- WORK INSTRUCTIONS
Determine how many lines include "this". Give the number and nothing else.
-- Start of ENTRIES PROVIDED --
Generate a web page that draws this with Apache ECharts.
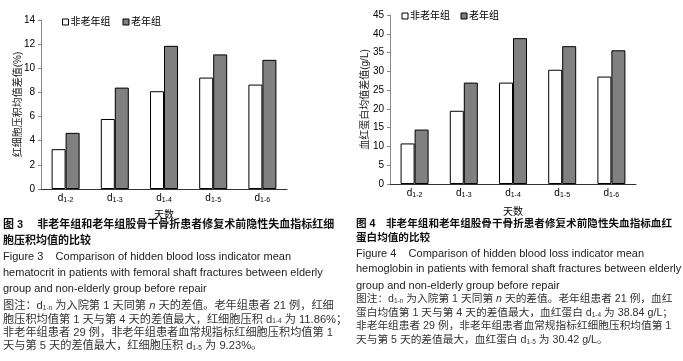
-- End of ENTRIES PROVIDED --
-- Start of ENTRIES PROVIDED --
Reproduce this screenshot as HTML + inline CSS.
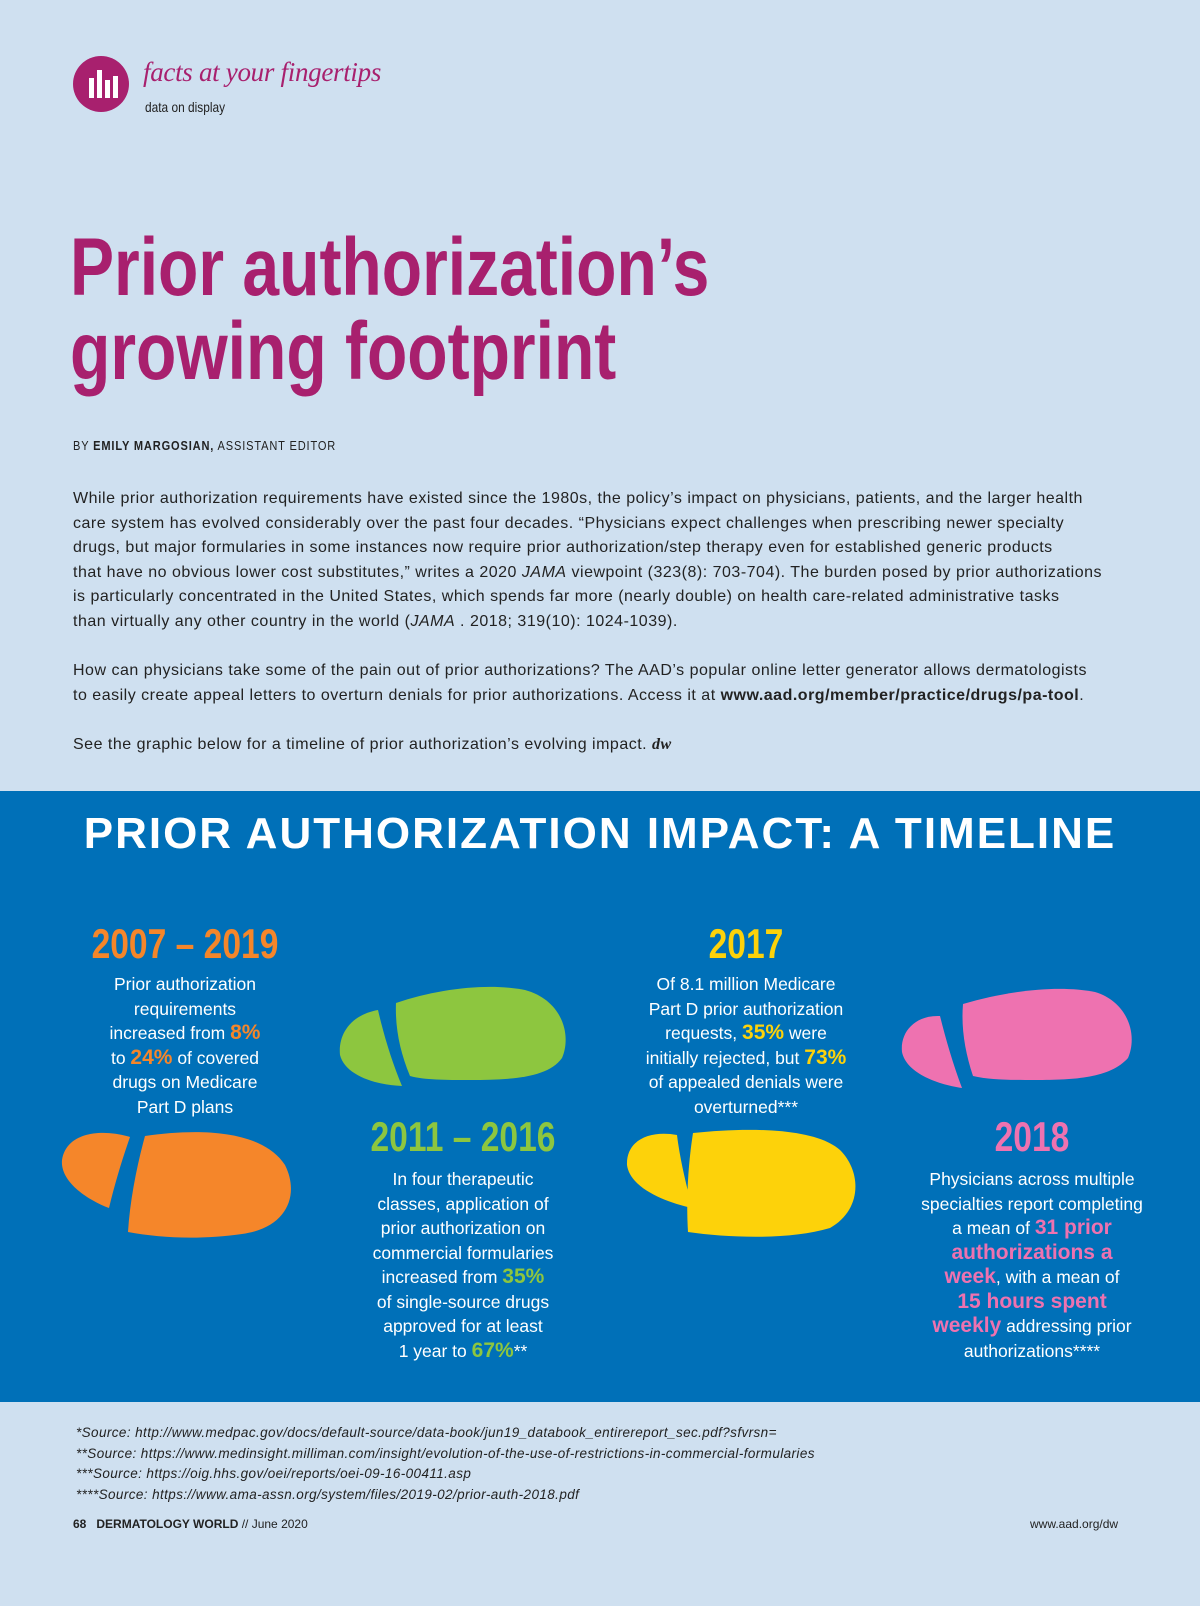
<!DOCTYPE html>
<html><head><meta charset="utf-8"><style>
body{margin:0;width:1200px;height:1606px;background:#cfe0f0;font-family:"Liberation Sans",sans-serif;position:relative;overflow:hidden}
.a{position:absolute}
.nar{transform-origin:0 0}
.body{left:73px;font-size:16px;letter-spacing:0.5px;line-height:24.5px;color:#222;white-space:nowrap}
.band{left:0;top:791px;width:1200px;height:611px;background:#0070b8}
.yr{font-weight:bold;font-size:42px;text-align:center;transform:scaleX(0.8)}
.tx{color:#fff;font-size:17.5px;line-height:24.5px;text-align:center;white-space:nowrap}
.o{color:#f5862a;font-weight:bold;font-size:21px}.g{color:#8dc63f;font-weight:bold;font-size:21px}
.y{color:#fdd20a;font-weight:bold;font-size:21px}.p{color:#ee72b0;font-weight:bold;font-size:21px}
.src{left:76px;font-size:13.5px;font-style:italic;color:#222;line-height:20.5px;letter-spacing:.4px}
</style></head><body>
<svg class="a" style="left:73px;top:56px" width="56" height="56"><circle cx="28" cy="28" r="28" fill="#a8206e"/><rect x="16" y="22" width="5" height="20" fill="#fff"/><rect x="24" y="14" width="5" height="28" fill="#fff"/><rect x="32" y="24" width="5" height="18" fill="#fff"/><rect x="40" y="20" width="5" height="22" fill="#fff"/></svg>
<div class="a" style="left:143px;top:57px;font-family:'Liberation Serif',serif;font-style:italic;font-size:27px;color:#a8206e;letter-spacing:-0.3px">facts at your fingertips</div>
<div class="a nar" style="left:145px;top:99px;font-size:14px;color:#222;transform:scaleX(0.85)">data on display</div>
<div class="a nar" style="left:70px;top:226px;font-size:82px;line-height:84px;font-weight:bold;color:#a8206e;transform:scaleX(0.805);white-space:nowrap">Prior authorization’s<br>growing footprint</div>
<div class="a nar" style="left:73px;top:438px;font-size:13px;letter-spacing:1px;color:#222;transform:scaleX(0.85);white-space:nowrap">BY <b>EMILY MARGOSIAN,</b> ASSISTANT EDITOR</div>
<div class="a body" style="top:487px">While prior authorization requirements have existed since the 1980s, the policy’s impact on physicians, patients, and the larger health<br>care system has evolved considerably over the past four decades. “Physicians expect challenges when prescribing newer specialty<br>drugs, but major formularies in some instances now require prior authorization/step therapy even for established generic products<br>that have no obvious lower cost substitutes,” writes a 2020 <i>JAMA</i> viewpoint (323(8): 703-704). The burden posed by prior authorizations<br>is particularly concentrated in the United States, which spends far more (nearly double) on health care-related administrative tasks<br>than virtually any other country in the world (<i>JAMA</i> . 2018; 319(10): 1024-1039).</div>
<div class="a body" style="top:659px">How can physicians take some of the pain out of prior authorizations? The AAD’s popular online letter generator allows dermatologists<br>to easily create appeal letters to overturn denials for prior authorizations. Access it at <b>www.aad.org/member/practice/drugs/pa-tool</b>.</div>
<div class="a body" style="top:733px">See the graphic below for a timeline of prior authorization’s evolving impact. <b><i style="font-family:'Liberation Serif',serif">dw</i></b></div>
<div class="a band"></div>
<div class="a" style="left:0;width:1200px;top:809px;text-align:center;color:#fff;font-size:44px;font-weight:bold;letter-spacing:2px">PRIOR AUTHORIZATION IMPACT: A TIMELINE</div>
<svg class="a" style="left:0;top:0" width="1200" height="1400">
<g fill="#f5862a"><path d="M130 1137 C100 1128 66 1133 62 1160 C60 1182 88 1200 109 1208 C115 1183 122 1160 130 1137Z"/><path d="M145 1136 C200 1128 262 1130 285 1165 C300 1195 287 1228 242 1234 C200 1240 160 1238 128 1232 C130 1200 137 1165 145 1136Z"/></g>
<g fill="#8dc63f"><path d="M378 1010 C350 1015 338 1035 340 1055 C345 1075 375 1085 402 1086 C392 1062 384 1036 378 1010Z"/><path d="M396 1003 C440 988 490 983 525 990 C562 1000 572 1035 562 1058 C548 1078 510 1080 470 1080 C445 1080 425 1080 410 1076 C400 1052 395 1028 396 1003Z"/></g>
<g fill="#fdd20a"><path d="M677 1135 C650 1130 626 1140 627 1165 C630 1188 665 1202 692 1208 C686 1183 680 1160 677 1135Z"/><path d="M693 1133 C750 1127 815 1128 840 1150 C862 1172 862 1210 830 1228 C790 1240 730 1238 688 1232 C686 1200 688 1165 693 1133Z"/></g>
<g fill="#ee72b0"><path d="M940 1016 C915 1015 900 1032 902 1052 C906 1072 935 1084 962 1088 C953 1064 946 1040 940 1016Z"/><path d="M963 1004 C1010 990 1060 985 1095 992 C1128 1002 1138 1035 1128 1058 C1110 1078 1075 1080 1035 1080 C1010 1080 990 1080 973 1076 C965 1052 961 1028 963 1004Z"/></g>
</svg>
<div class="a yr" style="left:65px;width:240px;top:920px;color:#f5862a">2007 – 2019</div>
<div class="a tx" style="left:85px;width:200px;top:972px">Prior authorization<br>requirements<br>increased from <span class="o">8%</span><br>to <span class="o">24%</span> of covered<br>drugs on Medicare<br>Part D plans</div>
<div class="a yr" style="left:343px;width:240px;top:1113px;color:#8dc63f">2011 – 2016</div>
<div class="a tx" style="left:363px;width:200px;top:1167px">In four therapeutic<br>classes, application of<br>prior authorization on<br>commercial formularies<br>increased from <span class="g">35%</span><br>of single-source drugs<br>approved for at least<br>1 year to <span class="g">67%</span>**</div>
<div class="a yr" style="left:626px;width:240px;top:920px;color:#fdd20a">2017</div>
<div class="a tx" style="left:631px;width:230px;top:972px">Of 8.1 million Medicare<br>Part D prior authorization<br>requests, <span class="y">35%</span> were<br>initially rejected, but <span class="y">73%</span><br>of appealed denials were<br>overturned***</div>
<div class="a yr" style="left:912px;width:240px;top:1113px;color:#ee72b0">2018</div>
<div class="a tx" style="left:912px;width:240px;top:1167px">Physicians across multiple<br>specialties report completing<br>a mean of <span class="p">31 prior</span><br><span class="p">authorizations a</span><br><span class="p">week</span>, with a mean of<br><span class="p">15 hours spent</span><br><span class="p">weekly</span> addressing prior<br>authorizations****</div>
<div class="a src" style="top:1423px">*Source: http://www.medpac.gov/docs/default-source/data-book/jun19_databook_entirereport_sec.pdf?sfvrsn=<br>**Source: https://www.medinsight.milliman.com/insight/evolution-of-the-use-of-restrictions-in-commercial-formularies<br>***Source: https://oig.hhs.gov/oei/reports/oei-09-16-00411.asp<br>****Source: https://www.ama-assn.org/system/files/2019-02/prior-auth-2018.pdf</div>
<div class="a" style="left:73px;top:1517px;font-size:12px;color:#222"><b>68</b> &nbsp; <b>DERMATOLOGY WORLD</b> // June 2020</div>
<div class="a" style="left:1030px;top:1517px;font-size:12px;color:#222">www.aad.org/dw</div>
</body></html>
-- End of ENTRIES PROVIDED --
- PROBLEM SOLUTION
2